**Stated exercise**
Each line in the material below, starting at the one with "Recreate this image" and ending at the one with "1.599, 1.589, 1.614, 1.589]", is to be reproduced exactly; no picture is to be copied.

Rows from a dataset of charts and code
====

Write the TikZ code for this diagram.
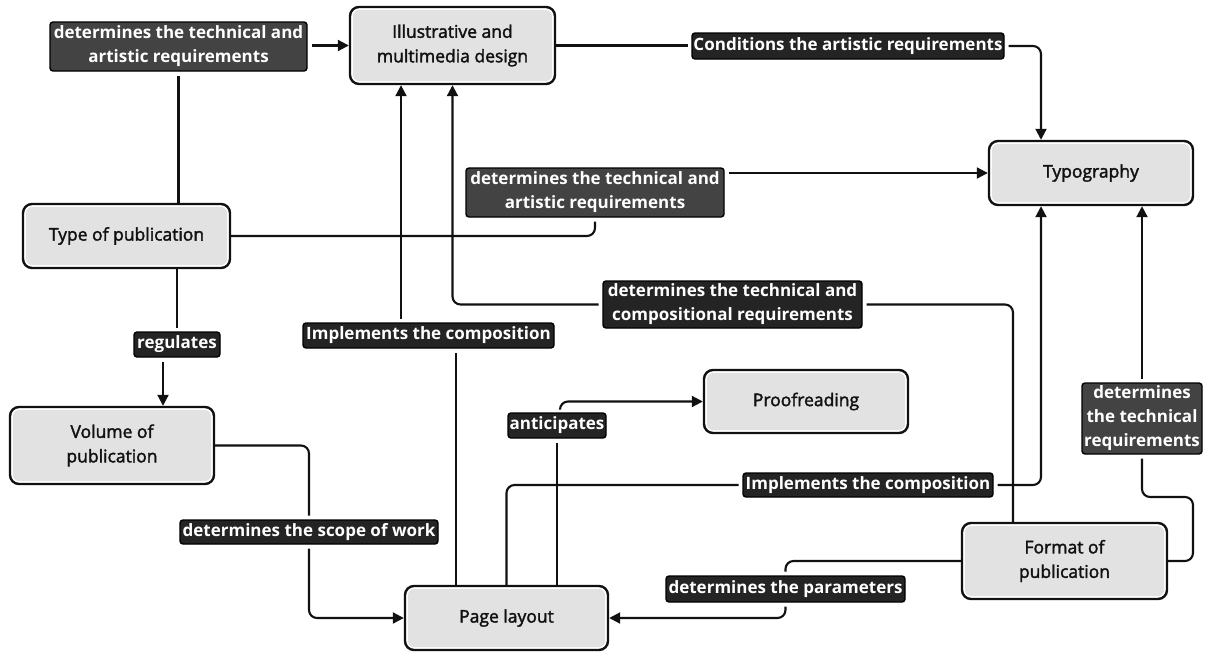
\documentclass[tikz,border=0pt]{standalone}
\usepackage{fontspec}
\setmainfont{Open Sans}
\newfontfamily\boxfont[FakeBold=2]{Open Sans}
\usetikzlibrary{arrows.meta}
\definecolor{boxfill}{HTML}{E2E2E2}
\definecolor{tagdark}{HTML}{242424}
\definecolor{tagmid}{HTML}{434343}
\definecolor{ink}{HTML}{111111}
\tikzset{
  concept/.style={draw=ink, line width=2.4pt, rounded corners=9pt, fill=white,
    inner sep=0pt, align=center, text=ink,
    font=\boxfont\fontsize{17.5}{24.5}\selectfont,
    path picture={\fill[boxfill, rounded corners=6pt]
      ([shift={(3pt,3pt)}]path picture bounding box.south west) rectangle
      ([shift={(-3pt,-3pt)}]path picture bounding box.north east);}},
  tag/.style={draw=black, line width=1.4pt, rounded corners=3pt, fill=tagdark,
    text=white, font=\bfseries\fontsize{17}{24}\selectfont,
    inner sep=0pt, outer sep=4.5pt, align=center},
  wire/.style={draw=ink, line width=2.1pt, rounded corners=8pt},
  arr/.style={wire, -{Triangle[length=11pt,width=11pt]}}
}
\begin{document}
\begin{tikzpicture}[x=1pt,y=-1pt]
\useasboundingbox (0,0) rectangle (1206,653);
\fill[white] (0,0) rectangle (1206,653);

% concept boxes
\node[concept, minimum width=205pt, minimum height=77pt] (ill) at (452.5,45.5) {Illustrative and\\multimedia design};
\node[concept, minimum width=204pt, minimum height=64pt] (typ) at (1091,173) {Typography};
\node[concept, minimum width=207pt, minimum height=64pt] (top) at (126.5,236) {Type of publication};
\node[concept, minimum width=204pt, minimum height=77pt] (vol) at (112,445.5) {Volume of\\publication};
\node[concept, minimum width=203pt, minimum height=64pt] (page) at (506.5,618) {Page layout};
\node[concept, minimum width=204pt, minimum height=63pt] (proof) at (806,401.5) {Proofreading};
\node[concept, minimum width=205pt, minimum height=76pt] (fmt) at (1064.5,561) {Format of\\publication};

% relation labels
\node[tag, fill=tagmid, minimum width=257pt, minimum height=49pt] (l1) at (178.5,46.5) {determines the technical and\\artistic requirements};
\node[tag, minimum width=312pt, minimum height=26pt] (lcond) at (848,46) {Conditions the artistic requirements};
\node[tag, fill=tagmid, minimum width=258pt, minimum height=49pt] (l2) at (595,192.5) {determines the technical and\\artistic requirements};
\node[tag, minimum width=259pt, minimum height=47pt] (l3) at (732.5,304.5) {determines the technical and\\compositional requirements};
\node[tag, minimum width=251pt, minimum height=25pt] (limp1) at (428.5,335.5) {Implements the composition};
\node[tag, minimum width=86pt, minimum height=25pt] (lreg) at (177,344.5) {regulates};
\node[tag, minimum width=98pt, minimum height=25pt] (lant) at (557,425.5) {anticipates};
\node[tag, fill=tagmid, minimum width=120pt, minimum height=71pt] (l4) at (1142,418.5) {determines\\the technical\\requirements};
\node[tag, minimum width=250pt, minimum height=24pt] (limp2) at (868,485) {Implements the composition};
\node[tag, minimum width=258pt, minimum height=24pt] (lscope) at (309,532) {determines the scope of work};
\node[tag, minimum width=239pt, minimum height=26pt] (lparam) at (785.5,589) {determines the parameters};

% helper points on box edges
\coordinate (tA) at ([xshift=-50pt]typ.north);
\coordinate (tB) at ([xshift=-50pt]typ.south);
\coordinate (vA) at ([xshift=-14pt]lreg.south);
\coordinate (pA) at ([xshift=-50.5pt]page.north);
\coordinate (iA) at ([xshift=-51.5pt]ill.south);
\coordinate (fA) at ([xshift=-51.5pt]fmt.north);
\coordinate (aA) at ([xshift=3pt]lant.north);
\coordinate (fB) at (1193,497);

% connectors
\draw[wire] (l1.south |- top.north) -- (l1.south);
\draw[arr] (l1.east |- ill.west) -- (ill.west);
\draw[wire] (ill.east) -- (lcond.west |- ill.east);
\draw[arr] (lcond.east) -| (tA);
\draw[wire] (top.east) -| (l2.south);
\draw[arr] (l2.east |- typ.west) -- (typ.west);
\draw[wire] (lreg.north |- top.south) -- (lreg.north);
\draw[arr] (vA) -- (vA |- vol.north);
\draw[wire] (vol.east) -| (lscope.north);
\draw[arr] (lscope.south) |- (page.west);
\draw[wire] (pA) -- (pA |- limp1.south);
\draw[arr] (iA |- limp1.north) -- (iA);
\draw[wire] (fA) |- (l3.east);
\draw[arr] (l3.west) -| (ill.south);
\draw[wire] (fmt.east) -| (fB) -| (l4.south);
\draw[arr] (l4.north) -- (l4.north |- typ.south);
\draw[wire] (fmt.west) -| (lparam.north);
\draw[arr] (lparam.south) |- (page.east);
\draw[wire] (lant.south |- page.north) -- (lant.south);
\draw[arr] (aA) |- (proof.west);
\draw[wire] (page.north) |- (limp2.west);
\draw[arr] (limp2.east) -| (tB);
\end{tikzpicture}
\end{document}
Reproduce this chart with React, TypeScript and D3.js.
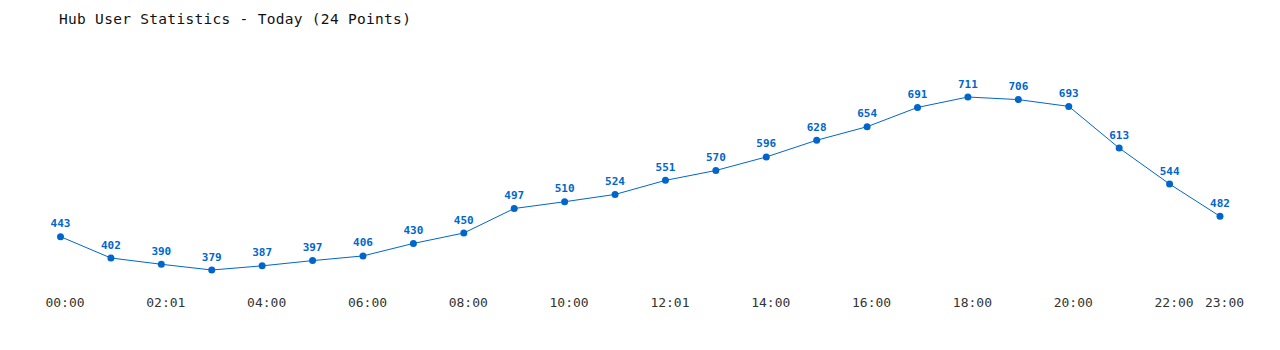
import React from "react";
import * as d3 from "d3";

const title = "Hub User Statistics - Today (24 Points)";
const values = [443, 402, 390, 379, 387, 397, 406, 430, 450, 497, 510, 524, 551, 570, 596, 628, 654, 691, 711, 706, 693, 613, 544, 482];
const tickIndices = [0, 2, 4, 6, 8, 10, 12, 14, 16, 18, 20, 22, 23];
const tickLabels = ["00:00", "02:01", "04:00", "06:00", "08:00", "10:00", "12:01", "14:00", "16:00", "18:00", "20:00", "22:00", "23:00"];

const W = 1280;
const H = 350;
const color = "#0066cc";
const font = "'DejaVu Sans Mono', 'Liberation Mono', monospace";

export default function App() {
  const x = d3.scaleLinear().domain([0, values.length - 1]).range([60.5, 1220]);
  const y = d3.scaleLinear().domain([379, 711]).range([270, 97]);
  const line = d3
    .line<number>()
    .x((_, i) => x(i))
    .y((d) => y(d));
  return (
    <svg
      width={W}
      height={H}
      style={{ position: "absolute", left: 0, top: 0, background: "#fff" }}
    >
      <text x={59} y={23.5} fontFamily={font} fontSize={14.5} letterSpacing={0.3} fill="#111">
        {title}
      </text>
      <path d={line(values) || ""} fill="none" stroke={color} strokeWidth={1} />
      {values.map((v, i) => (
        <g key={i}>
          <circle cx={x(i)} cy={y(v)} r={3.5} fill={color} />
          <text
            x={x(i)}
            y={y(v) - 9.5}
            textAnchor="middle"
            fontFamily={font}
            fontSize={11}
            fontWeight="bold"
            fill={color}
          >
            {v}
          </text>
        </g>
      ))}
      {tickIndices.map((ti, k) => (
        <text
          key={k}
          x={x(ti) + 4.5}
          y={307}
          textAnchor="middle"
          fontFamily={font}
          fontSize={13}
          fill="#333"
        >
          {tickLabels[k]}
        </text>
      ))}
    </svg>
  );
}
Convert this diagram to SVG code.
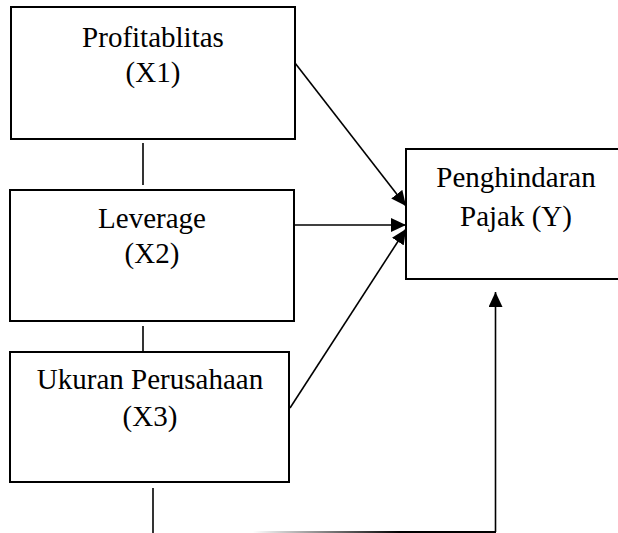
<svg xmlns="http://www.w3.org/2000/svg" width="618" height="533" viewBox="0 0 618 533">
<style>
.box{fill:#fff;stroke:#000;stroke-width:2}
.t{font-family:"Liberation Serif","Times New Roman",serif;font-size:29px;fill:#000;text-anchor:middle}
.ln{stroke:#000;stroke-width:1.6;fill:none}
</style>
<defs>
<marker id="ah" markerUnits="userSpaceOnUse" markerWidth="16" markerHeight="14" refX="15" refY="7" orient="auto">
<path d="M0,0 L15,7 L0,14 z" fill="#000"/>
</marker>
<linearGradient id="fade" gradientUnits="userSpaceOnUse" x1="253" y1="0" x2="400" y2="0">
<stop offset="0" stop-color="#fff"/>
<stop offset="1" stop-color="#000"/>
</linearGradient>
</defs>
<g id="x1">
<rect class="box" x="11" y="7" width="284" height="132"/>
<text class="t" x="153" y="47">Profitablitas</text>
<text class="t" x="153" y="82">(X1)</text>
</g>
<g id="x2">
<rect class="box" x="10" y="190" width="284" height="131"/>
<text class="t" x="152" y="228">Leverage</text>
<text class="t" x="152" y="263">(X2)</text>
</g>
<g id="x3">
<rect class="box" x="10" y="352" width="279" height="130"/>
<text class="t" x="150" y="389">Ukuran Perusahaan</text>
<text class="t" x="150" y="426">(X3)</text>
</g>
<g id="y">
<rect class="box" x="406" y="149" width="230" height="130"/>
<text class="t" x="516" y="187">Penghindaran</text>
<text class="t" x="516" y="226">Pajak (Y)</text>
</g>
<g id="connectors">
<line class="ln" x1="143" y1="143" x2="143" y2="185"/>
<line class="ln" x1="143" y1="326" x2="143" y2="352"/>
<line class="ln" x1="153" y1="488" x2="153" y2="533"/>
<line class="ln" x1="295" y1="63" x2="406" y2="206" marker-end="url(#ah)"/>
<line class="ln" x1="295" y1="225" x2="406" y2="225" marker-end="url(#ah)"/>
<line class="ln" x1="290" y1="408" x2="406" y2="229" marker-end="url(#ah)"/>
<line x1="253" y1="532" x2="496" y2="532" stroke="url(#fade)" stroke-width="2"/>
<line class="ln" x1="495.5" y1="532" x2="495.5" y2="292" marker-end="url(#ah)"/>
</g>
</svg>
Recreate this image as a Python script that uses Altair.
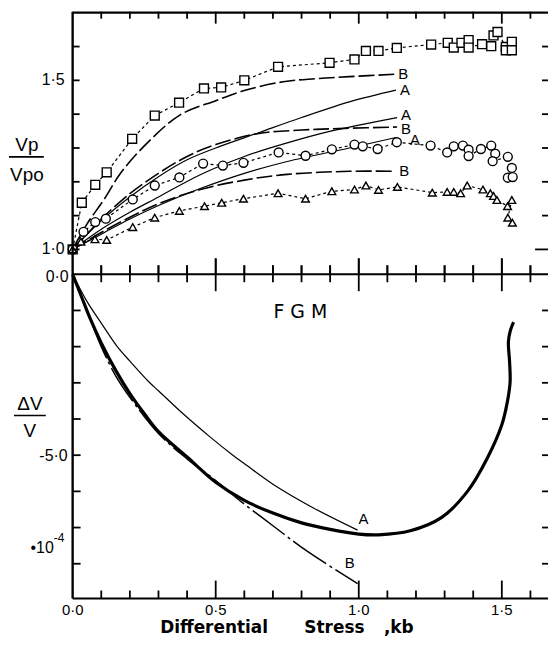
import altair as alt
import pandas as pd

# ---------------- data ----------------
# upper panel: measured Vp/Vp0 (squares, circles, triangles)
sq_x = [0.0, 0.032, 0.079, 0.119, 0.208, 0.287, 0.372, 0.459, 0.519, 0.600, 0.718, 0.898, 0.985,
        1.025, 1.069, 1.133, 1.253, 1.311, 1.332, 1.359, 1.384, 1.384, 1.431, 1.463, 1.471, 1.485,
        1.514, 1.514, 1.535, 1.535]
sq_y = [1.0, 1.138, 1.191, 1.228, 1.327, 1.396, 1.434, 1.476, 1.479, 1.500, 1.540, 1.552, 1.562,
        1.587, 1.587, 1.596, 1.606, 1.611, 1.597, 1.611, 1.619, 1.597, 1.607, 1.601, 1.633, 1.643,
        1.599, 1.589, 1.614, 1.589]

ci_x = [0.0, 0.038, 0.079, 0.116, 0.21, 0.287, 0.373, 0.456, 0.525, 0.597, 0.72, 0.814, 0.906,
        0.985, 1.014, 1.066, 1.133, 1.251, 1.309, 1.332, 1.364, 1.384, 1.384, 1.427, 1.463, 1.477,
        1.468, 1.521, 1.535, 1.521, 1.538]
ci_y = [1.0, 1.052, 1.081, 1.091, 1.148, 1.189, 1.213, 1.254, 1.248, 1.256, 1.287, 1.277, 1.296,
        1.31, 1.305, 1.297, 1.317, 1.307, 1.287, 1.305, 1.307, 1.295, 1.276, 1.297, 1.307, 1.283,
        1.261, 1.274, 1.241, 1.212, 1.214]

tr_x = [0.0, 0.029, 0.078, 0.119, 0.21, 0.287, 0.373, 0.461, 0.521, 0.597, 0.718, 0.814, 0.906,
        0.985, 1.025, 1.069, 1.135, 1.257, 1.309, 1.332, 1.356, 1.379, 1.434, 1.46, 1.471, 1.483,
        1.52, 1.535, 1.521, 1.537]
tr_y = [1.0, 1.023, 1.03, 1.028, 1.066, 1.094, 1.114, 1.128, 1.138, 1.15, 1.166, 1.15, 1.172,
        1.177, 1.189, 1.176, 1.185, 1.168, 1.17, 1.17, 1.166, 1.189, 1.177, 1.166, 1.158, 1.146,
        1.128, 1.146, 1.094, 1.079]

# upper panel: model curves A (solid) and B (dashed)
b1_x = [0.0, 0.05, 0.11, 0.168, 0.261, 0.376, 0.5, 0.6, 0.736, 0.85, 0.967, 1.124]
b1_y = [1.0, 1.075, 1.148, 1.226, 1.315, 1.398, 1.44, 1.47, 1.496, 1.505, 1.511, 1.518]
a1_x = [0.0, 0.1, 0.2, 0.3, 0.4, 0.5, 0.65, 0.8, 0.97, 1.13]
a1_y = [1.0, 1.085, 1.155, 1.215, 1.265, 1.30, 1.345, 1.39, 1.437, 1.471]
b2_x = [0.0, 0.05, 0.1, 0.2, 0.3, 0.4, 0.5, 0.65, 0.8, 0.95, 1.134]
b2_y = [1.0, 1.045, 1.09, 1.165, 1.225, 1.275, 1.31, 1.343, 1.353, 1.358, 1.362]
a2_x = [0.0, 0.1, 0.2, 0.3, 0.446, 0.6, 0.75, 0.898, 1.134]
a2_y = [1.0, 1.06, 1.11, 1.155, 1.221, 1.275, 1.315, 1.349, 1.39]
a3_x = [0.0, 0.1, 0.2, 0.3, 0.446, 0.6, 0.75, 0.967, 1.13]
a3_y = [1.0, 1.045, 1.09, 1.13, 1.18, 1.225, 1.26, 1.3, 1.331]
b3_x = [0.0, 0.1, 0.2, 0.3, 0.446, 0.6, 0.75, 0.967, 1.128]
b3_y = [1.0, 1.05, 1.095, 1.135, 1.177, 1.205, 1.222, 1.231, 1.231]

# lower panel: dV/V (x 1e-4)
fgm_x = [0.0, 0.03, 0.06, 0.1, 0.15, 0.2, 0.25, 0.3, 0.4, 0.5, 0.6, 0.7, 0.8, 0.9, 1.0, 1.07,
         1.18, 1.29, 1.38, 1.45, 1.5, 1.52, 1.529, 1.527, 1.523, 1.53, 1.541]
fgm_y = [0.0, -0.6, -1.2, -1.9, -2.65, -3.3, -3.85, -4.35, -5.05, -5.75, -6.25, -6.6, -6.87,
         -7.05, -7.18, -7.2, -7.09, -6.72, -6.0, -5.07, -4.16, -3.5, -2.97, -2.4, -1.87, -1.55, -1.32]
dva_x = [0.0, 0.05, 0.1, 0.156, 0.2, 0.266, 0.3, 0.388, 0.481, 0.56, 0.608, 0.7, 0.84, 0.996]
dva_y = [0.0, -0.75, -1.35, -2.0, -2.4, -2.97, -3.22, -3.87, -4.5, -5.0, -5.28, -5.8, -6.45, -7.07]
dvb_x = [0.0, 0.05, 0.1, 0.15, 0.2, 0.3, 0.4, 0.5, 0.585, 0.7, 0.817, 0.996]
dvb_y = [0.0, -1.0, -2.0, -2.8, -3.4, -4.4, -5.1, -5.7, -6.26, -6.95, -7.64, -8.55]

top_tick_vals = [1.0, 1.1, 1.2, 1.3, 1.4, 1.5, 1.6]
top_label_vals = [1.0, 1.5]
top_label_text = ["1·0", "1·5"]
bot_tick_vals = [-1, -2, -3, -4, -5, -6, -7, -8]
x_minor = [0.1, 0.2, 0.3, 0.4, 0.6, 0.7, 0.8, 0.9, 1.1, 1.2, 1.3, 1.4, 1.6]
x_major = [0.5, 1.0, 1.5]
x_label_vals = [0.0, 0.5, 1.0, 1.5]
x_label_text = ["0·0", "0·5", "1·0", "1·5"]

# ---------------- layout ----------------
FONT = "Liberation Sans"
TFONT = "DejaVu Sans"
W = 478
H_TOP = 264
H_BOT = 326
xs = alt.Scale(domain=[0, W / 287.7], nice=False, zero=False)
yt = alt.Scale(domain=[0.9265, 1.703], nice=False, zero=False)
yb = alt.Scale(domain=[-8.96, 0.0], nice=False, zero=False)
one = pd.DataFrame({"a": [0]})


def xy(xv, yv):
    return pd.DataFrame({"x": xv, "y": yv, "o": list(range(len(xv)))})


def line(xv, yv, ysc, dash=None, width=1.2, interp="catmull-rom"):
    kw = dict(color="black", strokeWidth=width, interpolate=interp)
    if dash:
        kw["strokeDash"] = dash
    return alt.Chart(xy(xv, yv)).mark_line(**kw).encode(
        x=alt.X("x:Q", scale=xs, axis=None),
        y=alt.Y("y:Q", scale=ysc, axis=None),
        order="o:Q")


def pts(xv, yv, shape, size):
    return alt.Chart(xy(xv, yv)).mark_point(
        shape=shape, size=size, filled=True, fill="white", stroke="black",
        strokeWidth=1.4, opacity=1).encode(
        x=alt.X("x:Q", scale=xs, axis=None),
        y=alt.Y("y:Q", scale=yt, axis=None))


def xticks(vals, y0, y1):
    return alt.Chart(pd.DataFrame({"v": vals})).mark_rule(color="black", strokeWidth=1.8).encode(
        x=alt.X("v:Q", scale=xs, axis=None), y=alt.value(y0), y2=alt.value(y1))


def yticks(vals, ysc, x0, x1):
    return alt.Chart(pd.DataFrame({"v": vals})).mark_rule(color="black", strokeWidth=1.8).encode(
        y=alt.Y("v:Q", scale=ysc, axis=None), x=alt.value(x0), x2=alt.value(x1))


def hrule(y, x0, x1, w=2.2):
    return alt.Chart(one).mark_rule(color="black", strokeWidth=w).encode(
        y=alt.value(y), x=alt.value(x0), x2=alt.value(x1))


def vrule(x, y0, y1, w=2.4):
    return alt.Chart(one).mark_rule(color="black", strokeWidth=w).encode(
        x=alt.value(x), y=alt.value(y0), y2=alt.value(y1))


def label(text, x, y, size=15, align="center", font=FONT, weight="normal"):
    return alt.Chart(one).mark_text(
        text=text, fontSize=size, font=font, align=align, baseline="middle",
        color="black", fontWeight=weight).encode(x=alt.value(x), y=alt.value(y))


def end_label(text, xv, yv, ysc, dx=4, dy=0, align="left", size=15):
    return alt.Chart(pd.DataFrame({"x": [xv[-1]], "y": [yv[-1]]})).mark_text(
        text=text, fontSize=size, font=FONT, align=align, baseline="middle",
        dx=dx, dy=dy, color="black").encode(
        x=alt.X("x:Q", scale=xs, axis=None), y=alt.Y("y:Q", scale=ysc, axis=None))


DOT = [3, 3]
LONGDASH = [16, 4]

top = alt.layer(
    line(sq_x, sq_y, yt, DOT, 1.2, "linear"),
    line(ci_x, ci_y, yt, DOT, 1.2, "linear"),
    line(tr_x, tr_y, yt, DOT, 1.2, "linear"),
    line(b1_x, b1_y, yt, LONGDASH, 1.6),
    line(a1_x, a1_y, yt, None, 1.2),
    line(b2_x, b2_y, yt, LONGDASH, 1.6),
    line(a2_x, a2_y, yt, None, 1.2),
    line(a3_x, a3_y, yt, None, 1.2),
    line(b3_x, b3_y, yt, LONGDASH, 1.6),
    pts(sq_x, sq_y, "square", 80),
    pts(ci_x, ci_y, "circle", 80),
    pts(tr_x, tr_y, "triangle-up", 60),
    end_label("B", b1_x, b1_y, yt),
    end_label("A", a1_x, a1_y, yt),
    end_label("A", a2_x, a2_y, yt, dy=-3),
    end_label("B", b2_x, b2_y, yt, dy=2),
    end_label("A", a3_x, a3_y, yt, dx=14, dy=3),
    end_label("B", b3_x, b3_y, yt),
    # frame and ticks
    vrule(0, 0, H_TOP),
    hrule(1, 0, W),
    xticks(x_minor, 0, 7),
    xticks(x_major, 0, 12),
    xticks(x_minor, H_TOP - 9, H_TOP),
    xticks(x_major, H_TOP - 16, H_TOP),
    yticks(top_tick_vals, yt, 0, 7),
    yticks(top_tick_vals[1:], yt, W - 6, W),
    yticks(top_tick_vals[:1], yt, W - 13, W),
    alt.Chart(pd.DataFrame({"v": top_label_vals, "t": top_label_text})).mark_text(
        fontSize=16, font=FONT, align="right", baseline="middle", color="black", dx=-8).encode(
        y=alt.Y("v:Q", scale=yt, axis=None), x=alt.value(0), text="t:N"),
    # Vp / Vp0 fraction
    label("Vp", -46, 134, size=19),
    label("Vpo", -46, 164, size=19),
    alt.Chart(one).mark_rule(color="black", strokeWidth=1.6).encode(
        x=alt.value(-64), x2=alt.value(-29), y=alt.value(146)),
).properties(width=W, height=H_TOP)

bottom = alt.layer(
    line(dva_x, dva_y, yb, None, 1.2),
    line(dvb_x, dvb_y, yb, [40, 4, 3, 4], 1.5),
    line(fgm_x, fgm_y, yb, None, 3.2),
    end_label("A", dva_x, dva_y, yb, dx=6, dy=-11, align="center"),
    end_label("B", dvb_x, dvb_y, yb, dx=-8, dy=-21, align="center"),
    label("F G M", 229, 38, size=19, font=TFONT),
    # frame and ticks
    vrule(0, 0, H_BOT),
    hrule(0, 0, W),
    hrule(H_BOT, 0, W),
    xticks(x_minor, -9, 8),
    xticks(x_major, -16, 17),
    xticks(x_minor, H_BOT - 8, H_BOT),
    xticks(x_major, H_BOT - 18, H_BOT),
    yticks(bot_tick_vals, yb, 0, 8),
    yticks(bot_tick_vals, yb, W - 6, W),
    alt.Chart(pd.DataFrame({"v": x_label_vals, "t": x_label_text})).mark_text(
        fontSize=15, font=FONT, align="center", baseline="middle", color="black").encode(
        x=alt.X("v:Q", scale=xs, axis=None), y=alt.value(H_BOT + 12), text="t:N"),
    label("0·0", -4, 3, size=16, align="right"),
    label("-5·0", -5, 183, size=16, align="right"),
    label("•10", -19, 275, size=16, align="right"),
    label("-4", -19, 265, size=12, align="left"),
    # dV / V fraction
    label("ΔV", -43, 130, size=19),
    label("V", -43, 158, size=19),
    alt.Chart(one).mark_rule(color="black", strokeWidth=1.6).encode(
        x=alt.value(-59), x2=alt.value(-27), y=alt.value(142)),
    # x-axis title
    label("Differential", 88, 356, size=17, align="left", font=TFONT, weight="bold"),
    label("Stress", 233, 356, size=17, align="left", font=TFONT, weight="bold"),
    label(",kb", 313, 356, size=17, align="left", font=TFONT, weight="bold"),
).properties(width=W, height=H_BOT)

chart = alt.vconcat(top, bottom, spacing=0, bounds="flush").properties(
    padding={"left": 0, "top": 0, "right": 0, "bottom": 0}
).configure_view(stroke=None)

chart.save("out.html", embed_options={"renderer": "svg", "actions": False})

====

**Output**
Recreate this image as a Python script that uses Altair.
import altair as alt
import pandas as pd

# ---------------- data ----------------
# upper panel: measured Vp/Vp0 (squares, circles, triangles)
sq_x = [0.0, 0.032, 0.079, 0.119, 0.208, 0.287, 0.372, 0.459, 0.519, 0.600, 0.718, 0.898, 0.985,
        1.025, 1.069, 1.133, 1.253, 1.311, 1.332, 1.359, 1.384, 1.384, 1.431, 1.463, 1.471, 1.485,
        1.514, 1.514, 1.535, 1.535]
sq_y = [1.0, 1.138, 1.191, 1.228, 1.327, 1.396, 1.434, 1.476, 1.479, 1.500, 1.540, 1.552, 1.562,
        1.587, 1.587, 1.596, 1.606, 1.611, 1.597, 1.611, 1.619, 1.597, 1.607, 1.601, 1.633, 1.643,
        1.599, 1.589, 1.614, 1.589]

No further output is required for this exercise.